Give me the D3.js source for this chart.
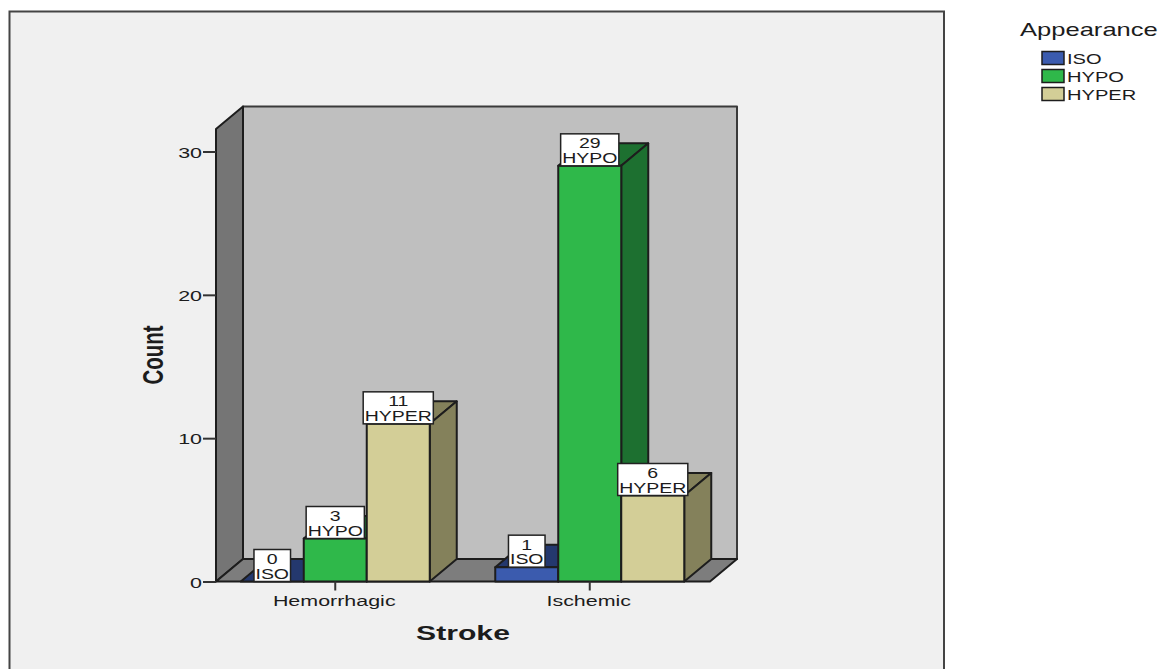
<!DOCTYPE html>
<html>
<head>
<meta charset="utf-8">
<script src="https://cdn.jsdelivr.net/npm/d3@7"></script>
<style>
html, body { margin: 0; padding: 0; background: #fff; }
svg { display: block; }
text { font-family: "Liberation Sans", Arial, sans-serif; fill: #1c1c1c; }
</style>
</head>
<body>
<svg id="chart" width="1168" height="669"></svg>
<script>
// Clustered 3-D bar chart of stroke type by appearance
const strokes = ["Hemorrhagic", "Ischemic"];
const appearances = ["ISO", "HYPO", "HYPER"];
const isoCounts = [0, 1];
const hypoCounts = [3, 29];
const hyperCounts = [11, 6];
const countTicks = [0, 10, 20, 30];

const frontColors = ["#3b5bae", "#2fb84a", "#d3ce97"];
const topColors = ["#24386e", "#1d7030", "#84815b"];
const sideColors = ["#24386e", "#1d7030", "#84815b"];

const counts = { ISO: isoCounts, HYPO: hypoCounts, HYPER: hyperCounts };
const rows = strokes.flatMap((stroke, i) =>
  appearances.map((appearance, k) => ({ stroke, appearance, k, value: counts[appearance][i] })));

const svg = d3.select("#chart");
const outline = "#1d1d1d";
const stretch = 1.43;      // wide text proportion used by axis and legend labels
const labelStretch = 1.3;  // slightly narrower for the labels on the bars

const depthX = 27, depthY = -22.5;
const floorY = 581.5, wallLeft = 216, wallRight = 710, wallTop = 129;

const y = d3.scaleLinear().domain([0, 30]).range([floorY, 151.5]);
const x0 = d3.scaleBand().domain(strokes).range([208, 717]);
const x1 = d3.scaleBand().domain(appearances).range([-94.5, 94.5]);
const barLeft = d => x0(d.stroke) + x0.bandwidth() / 2 + x1(d.appearance);

const poly = pts => pts.map(p => p.join(",")).join(" ");

// Panel
svg.append("rect").attr("x", 9.5).attr("y", 11.5).attr("width", 934.5).attr("height", 670)
  .attr("fill", "#f0f0f0").attr("stroke", "#444").attr("stroke-width", 2);

// Left wall, back wall and floor of the box
const walls = svg.append("g").attr("stroke", outline).attr("stroke-width", 2).attr("stroke-linejoin", "round");
walls.append("polygon").attr("fill", "#bfbfbf").attr("stroke", "#3a3a3a")
  .attr("points", poly([[wallLeft + depthX, wallTop + depthY], [wallRight + depthX, wallTop + depthY],
    [wallRight + depthX, floorY + depthY], [wallLeft + depthX, floorY + depthY]]));
walls.append("polygon").attr("fill", "#757575")
  .attr("points", poly([[wallLeft, floorY], [wallLeft, wallTop], [wallLeft + depthX, wallTop + depthY], [wallLeft + depthX, floorY + depthY]]));
walls.append("polygon").attr("fill", "#7d7d7d")
  .attr("points", poly([[wallLeft, floorY], [wallRight, floorY], [wallRight + depthX, floorY + depthY], [wallLeft + depthX, floorY + depthY]]));

// Bars, drawn left to right so each one hides the side of its neighbour
const bars = svg.append("g").attr("stroke", outline).attr("stroke-width", 2).attr("stroke-linejoin", "round")
  .selectAll("g").data(rows).join("g");
bars.append("polygon").attr("fill", d => topColors[d.k]).attr("points", d => {
  const l = barLeft(d), r = l + x1.bandwidth(), t = y(d.value);
  return poly([[l, t], [r, t], [r + depthX, t + depthY], [l + depthX, t + depthY]]);
});
bars.append("polygon").attr("fill", d => sideColors[d.k]).attr("points", d => {
  const r = barLeft(d) + x1.bandwidth(), t = y(d.value);
  return poly([[r, t], [r + depthX, t + depthY], [r + depthX, floorY + depthY], [r, floorY]]);
});
bars.append("rect").attr("fill", d => frontColors[d.k])
  .attr("x", barLeft).attr("y", d => y(d.value))
  .attr("width", x1.bandwidth()).attr("height", d => floorY - y(d.value));

// Axes
const yAxis = svg.append("g").attr("transform", `translate(${wallLeft},0)`)
  .call(d3.axisLeft(y).tickValues(countTicks).tickSize(13).tickFormat(d3.format("d")));
yAxis.select(".domain").remove();
yAxis.selectAll("line").attr("stroke", "#333").attr("stroke-width", 2);
yAxis.selectAll("text").attr("x", null).attr("dy", null).attr("font-size", 15).attr("text-anchor", "end")
  .attr("transform", `translate(-14,5.5) scale(${stretch},1)`);

const xAxis = svg.append("g").attr("transform", `translate(0,${floorY})`)
  .call(d3.axisBottom(x0).tickSize(9));
xAxis.select(".domain").remove();
xAxis.selectAll("line").attr("stroke", "#333").attr("stroke-width", 2);
xAxis.selectAll("text").attr("y", null).attr("dy", null).attr("font-size", 15).attr("text-anchor", "middle")
  .attr("transform", `translate(-1,24) scale(${stretch},1)`);

// Value labels sitting on each bar's front top edge
const labelH = 32;
const labels = svg.append("g").selectAll("g").data(rows).join("g")
  .attr("transform", d => `translate(${barLeft(d) + x1.bandwidth() / 2},${y(d.value) - labelH})`);
const labelBox = labels.append("rect").attr("fill", "#fff").attr("stroke", "#222").attr("stroke-width", 1.5)
  .attr("y", 0).attr("height", labelH);
labels.append("text").attr("font-size", 15).attr("text-anchor", "middle")
  .attr("transform", `translate(0,14.5) scale(${labelStretch},1)`).text(d => d.value);
const labelNames = labels.append("text").attr("font-size", 15).attr("text-anchor", "middle")
  .attr("transform", `translate(0,29) scale(${labelStretch},1)`).text(d => d.appearance);
labelBox.each(function (d, i) {
  const w = labelNames.nodes()[i].getComputedTextLength() * labelStretch + 3;
  d3.select(this).attr("x", -w / 2).attr("width", w);
});

// Axis titles
svg.append("text").attr("font-size", 20.5).attr("font-weight", "bold").attr("text-anchor", "middle")
  .attr("transform", `translate(463,640) scale(1.47,1)`).text("Stroke");
svg.append("text").attr("font-size", 20.5).attr("font-weight", "bold").attr("text-anchor", "middle")
  .attr("transform", `translate(163,355) scale(${stretch},1) rotate(-90)`).text("Count");

// Legend
const legendLeft = 1042, legendTop = 51.5, legendStep = 18;
svg.append("text").attr("font-size", 18).attr("transform", `translate(1020,36) scale(1.42,1)`).text("Appearance");
const legend = svg.append("g").selectAll("g").data(appearances).join("g")
  .attr("transform", (d, i) => `translate(${legendLeft},${legendTop + i * legendStep})`);
legend.append("rect").attr("width", 22).attr("height", 13)
  .attr("fill", (d, i) => frontColors[i]).attr("stroke", outline).attr("stroke-width", 1.5);
legend.append("text").attr("font-size", 15).attr("transform", `translate(25,12.5) scale(1.34,1)`).text(d => d);
</script>
</body>
</html>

=== The problem ===
Return all of the data exactly as written, and drop the pictures.

=== Solution for this exercise ===
Give me the D3.js source for this chart.
<!DOCTYPE html>
<html>
<head>
<meta charset="utf-8">
<script src="https://cdn.jsdelivr.net/npm/d3@7"></script>
<style>
html, body { margin: 0; padding: 0; background: #fff; }
svg { display: block; }
text { font-family: "Liberation Sans", Arial, sans-serif; fill: #1c1c1c; }
</style>
</head>
<body>
<svg id="chart" width="1168" height="669"></svg>
<script>
// Clustered 3-D bar chart of stroke type by appearance
const strokes = ["Hemorrhagic", "Ischemic"];
const appearances = ["ISO", "HYPO", "HYPER"];
const isoCounts = [0, 1];
const hypoCounts = [3, 29];
const hyperCounts = [11, 6];
const countTicks = [0, 10, 20, 30];

const frontColors = ["#3b5bae", "#2fb84a", "#d3ce97"];
const topColors = ["#24386e", "#1d7030", "#84815b"];
const sideColors = ["#24386e", "#1d7030", "#84815b"];

const counts = { ISO: isoCounts, HYPO: hypoCounts, HYPER: hyperCounts };
const rows = strokes.flatMap((stroke, i) =>
  appearances.map((appearance, k) => ({ stroke, appearance, k, value: counts[appearance][i] })));

const svg = d3.select("#chart");
const outline = "#1d1d1d";
const stretch = 1.43;      // wide text proportion used by axis and legend labels
const labelStretch = 1.3;  // slightly narrower for the labels on the bars

const depthX = 27, depthY = -22.5;
const floorY = 581.5, wallLeft = 216, wallRight = 710, wallTop = 129;

const y = d3.scaleLinear().domain([0, 30]).range([floorY, 151.5]);
const x0 = d3.scaleBand().domain(strokes).range([208, 717]);
const x1 = d3.scaleBand().domain(appearances).range([-94.5, 94.5]);
const barLeft = d => x0(d.stroke) + x0.bandwidth() / 2 + x1(d.appearance);

const poly = pts => pts.map(p => p.join(",")).join(" ");

// Panel
svg.append("rect").attr("x", 9.5).attr("y", 11.5).attr("width", 934.5).attr("height", 670)
  .attr("fill", "#f0f0f0").attr("stroke", "#444").attr("stroke-width", 2);

// Left wall, back wall and floor of the box
const walls = svg.append("g").attr("stroke", outline).attr("stroke-width", 2).attr("stroke-linejoin", "round");
walls.append("polygon").attr("fill", "#bfbfbf").attr("stroke", "#3a3a3a")
  .attr("points", poly([[wallLeft + depthX, wallTop + depthY], [wallRight + depthX, wallTop + depthY],
    [wallRight + depthX, floorY + depthY], [wallLeft + depthX, floorY + depthY]]));
walls.append("polygon").attr("fill", "#757575")
  .attr("points", poly([[wallLeft, floorY], [wallLeft, wallTop], [wallLeft + depthX, wallTop + depthY], [wallLeft + depthX, floorY + depthY]]));
walls.append("polygon").attr("fill", "#7d7d7d")
  .attr("points", poly([[wallLeft, floorY], [wallRight, floorY], [wallRight + depthX, floorY + depthY], [wallLeft + depthX, floorY + depthY]]));

// Bars, drawn left to right so each one hides the side of its neighbour
const bars = svg.append("g").attr("stroke", outline).attr("stroke-width", 2).attr("stroke-linejoin", "round")
  .selectAll("g").data(rows).join("g");
bars.append("polygon").attr("fill", d => topColors[d.k]).attr("points", d => {
  const l = barLeft(d), r = l + x1.bandwidth(), t = y(d.value);
  return poly([[l, t], [r, t], [r + depthX, t + depthY], [l + depthX, t + depthY]]);
});
bars.append("polygon").attr("fill", d => sideColors[d.k]).attr("points", d => {
  const r = barLeft(d) + x1.bandwidth(), t = y(d.value);
  return poly([[r, t], [r + depthX, t + depthY], [r + depthX, floorY + depthY], [r, floorY]]);
});
bars.append("rect").attr("fill", d => frontColors[d.k])
  .attr("x", barLeft).attr("y", d => y(d.value))
  .attr("width", x1.bandwidth()).attr("height", d => floorY - y(d.value));

// Axes
const yAxis = svg.append("g").attr("transform", `translate(${wallLeft},0)`)
  .call(d3.axisLeft(y).tickValues(countTicks).tickSize(13).tickFormat(d3.format("d")));
yAxis.select(".domain").remove();
yAxis.selectAll("line").attr("stroke", "#333").attr("stroke-width", 2);
yAxis.selectAll("text").attr("x", null).attr("dy", null).attr("font-size", 15).attr("text-anchor", "end")
  .attr("transform", `translate(-14,5.5) scale(${stretch},1)`);

const xAxis = svg.append("g").attr("transform", `translate(0,${floorY})`)
  .call(d3.axisBottom(x0).tickSize(9));
xAxis.select(".domain").remove();
xAxis.selectAll("line").attr("stroke", "#333").attr("stroke-width", 2);
xAxis.selectAll("text").attr("y", null).attr("dy", null).attr("font-size", 15).attr("text-anchor", "middle")
  .attr("transform", `translate(-1,24) scale(${stretch},1)`);

// Value labels sitting on each bar's front top edge
const labelH = 32;
const labels = svg.append("g").selectAll("g").data(rows).join("g")
  .attr("transform", d => `translate(${barLeft(d) + x1.bandwidth() / 2},${y(d.value) - labelH})`);
const labelBox = labels.append("rect").attr("fill", "#fff").attr("stroke", "#222").attr("stroke-width", 1.5)
  .attr("y", 0).attr("height", labelH);
labels.append("text").attr("font-size", 15).attr("text-anchor", "middle")
  .attr("transform", `translate(0,14.5) scale(${labelStretch},1)`).text(d => d.value);
const labelNames = labels.append("text").attr("font-size", 15).attr("text-anchor", "middle")
  .attr("transform", `translate(0,29) scale(${labelStretch},1)`).text(d => d.appearance);
labelBox.each(function (d, i) {
  const w = labelNames.nodes()[i].getComputedTextLength() * labelStretch + 3;
  d3.select(this).attr("x", -w / 2).attr("width", w);
});

// Axis titles
svg.append("text").attr("font-size", 20.5).attr("font-weight", "bold").attr("text-anchor", "middle")
  .attr("transform", `translate(463,640) scale(1.47,1)`).text("Stroke");
svg.append("text").attr("font-size", 20.5).attr("font-weight", "bold").attr("text-anchor", "middle")
  .attr("transform", `translate(163,355) scale(${stretch},1) rotate(-90)`).text("Count");

// Legend
const legendLeft = 1042, legendTop = 51.5, legendStep = 18;
svg.append("text").attr("font-size", 18).attr("transform", `translate(1020,36) scale(1.42,1)`).text("Appearance");
const legend = svg.append("g").selectAll("g").data(appearances).join("g")
  .attr("transform", (d, i) => `translate(${legendLeft},${legendTop + i * legendStep})`);
legend.append("rect").attr("width", 22).attr("height", 13)
  .attr("fill", (d, i) => frontColors[i]).attr("stroke", outline).attr("stroke-width", 1.5);
legend.append("text").attr("font-size", 15).attr("transform", `translate(25,12.5) scale(1.34,1)`).text(d => d);
</script>
</body>
</html>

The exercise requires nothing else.